L’indice bancaire européen a fini la séance en baisse de 0,72%.
A Paris, Société générale a terminé en repli de 3,4% tandis que BNP Paribas et Crédit agricole ont reculé de plus de 2%.
Outre des conditions très avantageuses, le fait que le secteur bancaire soit plus que jamais dépendant des financements de la BCE explique que la demande ait été aussi forte. La BCE s’inquiétait d’ailleurs de cette dépendance dans son rapport sur la Stabilité financière publié lundi.
Les banques françaises ont quasiment quadruplé leurs refinancements auprès de la BCE depuis juin, à 150 milliards d’euros, tandis que les banques italiennes et espagnoles ont pris chacune plus de 100 milliards d’euros.
Le président de la BCE n’a eu de cesse d’exhorter les banques à recourir à ce financement ultra-long depuis son annonce au début du mois. Il a estimé lundi qu’il existait un risque de « credit crunch » et jugé que les pressions sur le marché obligataire de la zone euro pourraient atteindre un niveau sans précédent au début 2012.
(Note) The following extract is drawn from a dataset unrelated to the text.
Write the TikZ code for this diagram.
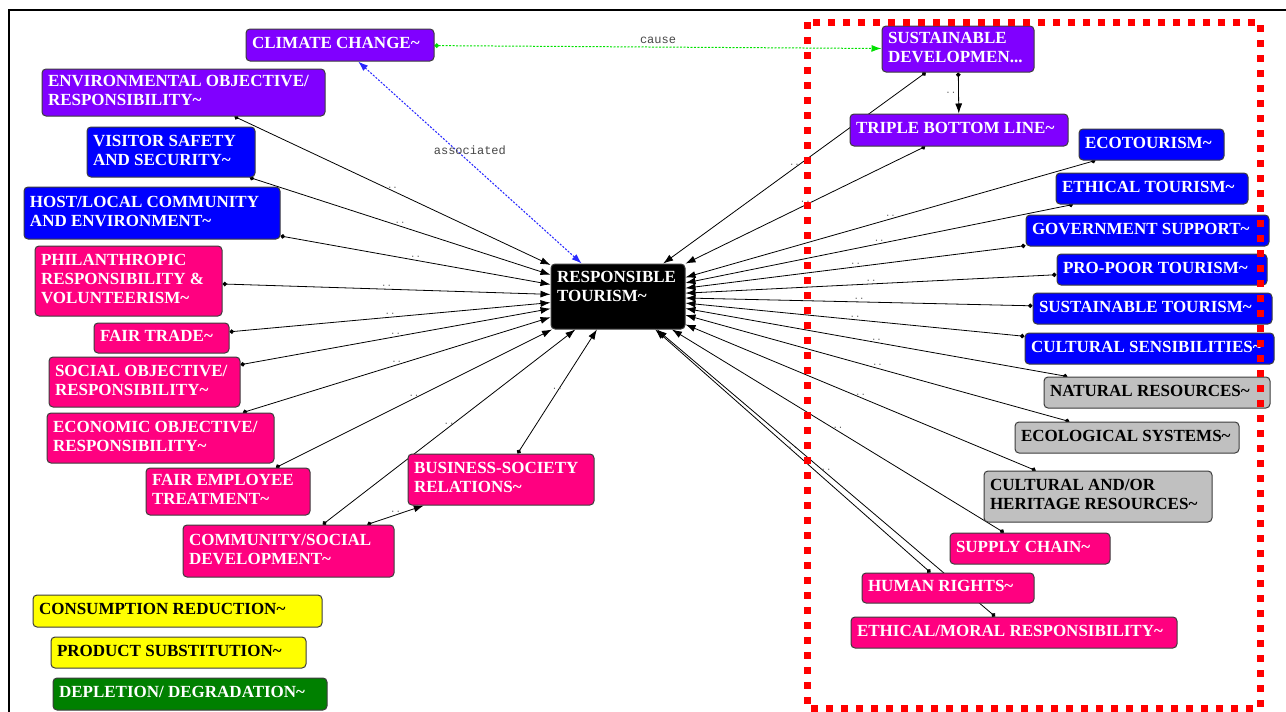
\documentclass[tikz,border=0pt]{standalone}
\usepackage{fontspec}
\setmainfont{Liberation Serif}
\setmonofont{Liberation Mono}
\usetikzlibrary{arrows.meta,backgrounds}

\definecolor{violetfill}{RGB}{128,0,255}
\definecolor{bluefill}{RGB}{0,0,255}
\definecolor{pinkfill}{RGB}{255,0,128}
\definecolor{grayfill}{RGB}{192,192,192}
\definecolor{yellowfill}{RGB}{255,255,0}
\definecolor{greenfill}{RGB}{0,128,0}
\definecolor{nodeline}{RGB}{60,60,60}
\definecolor{causegreen}{RGB}{0,225,0}
\definecolor{assocblue}{RGB}{40,40,255}
\definecolor{labelgray}{RGB}{70,70,70}
\definecolor{dotgray}{RGB}{100,100,100}

\newcommand{\tld}{\textasciitilde}
\newcommand{\boxtext}[2]{\makebox[#1][l]{\begin{tabular}{@{}l@{}}#2\end{tabular}}}

\begin{document}
\begin{tikzpicture}[x=1pt,y=-1pt,>={Latex[length=10pt,width=7pt]},
                    box/.style={draw=nodeline, line width=1pt, rounded corners=4pt,
                                inner xsep=6pt, inner ysep=0pt,
                                font=\bfseries\fontsize{17}{19}\selectfont},
                    violetbox/.style={box, fill=violetfill, text=white},
                    bluebox/.style={box, fill=bluefill, text=white},
                    pinkbox/.style={box, fill=pinkfill, text=white},
                    graybox/.style={box, fill=grayfill, text=black},
                    yellowbox/.style={box, fill=yellowfill, text=black},
                    greenbox/.style={box, fill=greenfill, text=white},
                    blackbox/.style={box, fill=black, text=white},
                    dep/.style={draw=black, line width=0.8pt, {Circle[length=4.5pt]}->},
                    lbl/.style={midway, above, inner sep=2pt, text=dotgray,
                                font=\ttfamily\fontsize{9}{9}\selectfont},
                    rel/.style={midway, above, inner sep=3pt, text=labelgray,
                                font=\ttfamily\fontsize{12}{12}\selectfont},
                    redbox/.style={draw=red, line width=7pt, dash pattern=on 7pt off 8pt}]
\useasboundingbox (0,0) rectangle (1286,712);
\draw[line width=1.5pt] (9,712) -- (9,10) -- (1286,10);

\node[violetbox, minimum height=32pt] (climate) at (340,45) {\boxtext{176pt}{CLIMATE CHANGE\tld}};
\node[violetbox, minimum height=47pt] (envobj) at (183.5,92.5) {\boxtext{271pt}{ENVIRONMENTAL OBJECTIVE/\\RESPONSIBILITY\tld}};
\node[bluebox, minimum height=50pt] (safety) at (171,152) {\boxtext{156pt}{VISITOR SAFETY\\AND SECURITY\tld}};
\node[bluebox, minimum height=52pt] (host) at (152,213) {\boxtext{244pt}{HOST/LOCAL COMMUNITY\\AND ENVIRONMENT\tld}};
\node[pinkbox, minimum height=70pt] (philan) at (128.5,281) {\boxtext{175pt}{PHILANTHROPIC\\RESPONSIBILITY \&\\VOLUNTEERISM\tld}};
\node[pinkbox, minimum height=30pt] (fairtrade) at (161.5,338) {\boxtext{123pt}{FAIR TRADE\tld}};
\node[pinkbox, minimum height=50pt] (socobj) at (144.5,382) {\boxtext{179pt}{SOCIAL OBJECTIVE/\\RESPONSIBILITY\tld}};
\node[pinkbox, minimum height=50pt] (econobj) at (160.5,438) {\boxtext{215pt}{ECONOMIC OBJECTIVE/\\RESPONSIBILITY\tld}};
\node[pinkbox, minimum height=47pt] (employee) at (228,491.5) {\boxtext{152pt}{FAIR EMPLOYEE\\TREATMENT\tld}};
\node[pinkbox, minimum height=52pt] (community) at (288.5,551) {\boxtext{199pt}{COMMUNITY/SOCIAL\\DEVELOPMENT\tld}};
\node[pinkbox, minimum height=51pt] (business) at (501,479.5) {\boxtext{174pt}{BUSINESS-SOCIETY\\RELATIONS\tld}};
\node[yellowbox, minimum height=32pt] (consump) at (177.5,611) {\boxtext{277pt}{CONSUMPTION REDUCTION\tld}};
\node[yellowbox, minimum height=31pt] (product) at (178.5,652.5) {\boxtext{243pt}{PRODUCT SUBSTITUTION\tld}};
\node[greenbox, minimum height=32pt] (depletion) at (190,694) {\boxtext{262pt}{DEPLETION/ DEGRADATION\tld}};
\node[blackbox, minimum height=65pt] (resp) at (618,296.5) {\boxtext{122pt}{RESPONSIBLE\\TOURISM\tld\\[17pt]}};
\node[violetbox, minimum height=46pt] (sustdev) at (958,49) {\boxtext{140pt}{SUSTAINABLE\\DEVELOPMEN...}};
\node[violetbox, minimum height=32pt] (tbl) at (959,130) {\boxtext{206pt}{TRIPLE BOTTOM LINE\tld}};
\node[bluebox, minimum height=31pt] (ecotour) at (1151.5,144.5) {\boxtext{133pt}{ECOTOURISM\tld}};
\node[bluebox, minimum height=31pt] (ethical) at (1152,188.5) {\boxtext{180pt}{ETHICAL TOURISM\tld}};
\node[bluebox, minimum height=31pt] (govt) at (1147.5,230.5) {\boxtext{231pt}{GOVERNMENT SUPPORT\tld}};
\node[bluebox, minimum height=31pt] (propoor) at (1162,269.5) {\boxtext{198pt}{PRO-POOR TOURISM\tld}};
\node[bluebox, minimum height=31pt] (susttour) at (1152.5,308.5) {\boxtext{227pt}{SUSTAINABLE TOURISM\tld}};
\node[bluebox, minimum height=31pt] (cultsens) at (1149.5,348.5) {\boxtext{237pt}{CULTURAL SENSIBILITIES\tld}};
\node[graybox, minimum height=31pt] (natres) at (1157,392.5) {\boxtext{214pt}{NATURAL RESOURCES\tld}};
\node[graybox, minimum height=31pt] (ecosys) at (1127,437.5) {\boxtext{212pt}{ECOLOGICAL SYSTEMS\tld}};
\node[graybox, minimum height=51pt] (heritage) at (1098,496.5) {\boxtext{216pt}{CULTURAL AND/OR\\HERITAGE RESOURCES\tld}};
\node[pinkbox, minimum height=31pt] (supply) at (1030,548.5) {\boxtext{148pt}{SUPPLY CHAIN\tld}};
\node[pinkbox, minimum height=30pt] (rights) at (948,588) {\boxtext{160pt}{HUMAN RIGHTS\tld}};
\node[pinkbox, minimum height=31pt] (moral) at (1014,632.5) {\boxtext{314pt}{ETHICAL/MORAL RESPONSIBILITY\tld}};

\begin{scope}[on background layer]
\draw[dep] (envobj) -- node[lbl] {..} (resp);
\draw[dep] (safety) -- node[lbl] {..} (resp);
\draw[dep] (host) -- node[lbl] {..} (resp);
\draw[dep] (philan) -- node[lbl] {..} (resp);
\draw[dep] (fairtrade) -- node[lbl] {..} (resp);
\draw[dep] (socobj) -- node[lbl] {..} (resp);
\draw[dep] (econobj) -- node[lbl] {..} (resp);
\draw[dep] (employee) -- node[lbl] {..} (resp);
\draw[dep] (community) -- node[lbl] {..} (resp);
\draw[dep] (community) -- node[lbl] {..} (business);
\draw[dep] (business) -- node[lbl] {..} (resp);
\draw[dep] (sustdev) -- node[lbl, left] {..} (tbl);
\draw[dep] (sustdev) -- node[lbl] {..} (resp);
\draw[dep] (tbl) -- node[lbl] {..} (resp);
\draw[dep] (ecotour) -- node[lbl] {..} (resp);
\draw[dep] (ethical) -- node[lbl] {..} (resp);
\draw[dep] (govt) -- node[lbl] {..} (resp);
\draw[dep] (propoor) -- node[lbl] {..} (resp);
\draw[dep] (susttour) -- node[lbl] {..} (resp);
\draw[dep] (cultsens) -- node[lbl] {..} (resp);
\draw[dep] (natres) -- node[lbl] {..} (resp);
\draw[dep] (ecosys) -- node[lbl] {..} (resp);
\draw[dep] (heritage) -- node[lbl] {..} (resp);
\draw[dep] (supply) -- node[lbl] {..} (resp);
\draw[dep] (rights) -- node[lbl] {..} (resp);
\draw[dep] (moral) -- node[lbl] {..} (resp);
\draw[draw=causegreen, line width=1pt, dash pattern=on 2pt off 1.5pt, {Circle[length=4.5pt]}->]
  (climate) -- node[rel] {cause} (sustdev);
\draw[draw=assocblue, line width=1pt, dash pattern=on 2pt off 1.5pt, <->]
  (climate) -- node[rel, above=4pt] {associated} (resp);
\end{scope}

\draw[redbox] (807,22) rectangle (1260,708);
\end{tikzpicture}
\end{document}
Les banques s’étaient préparées pour réserver le meilleur accueil à l’opération la plus longue de la BCE. Elles ont refinancé 45,7 milliards d’euros de prêts à un an de la BCE. Elles ont également ramené de 140 milliards d’euros à 30 milliards d’euros leurs refinancement à trois mois et réduit de près de moitié la prise de fonds à une semaine cette semaine.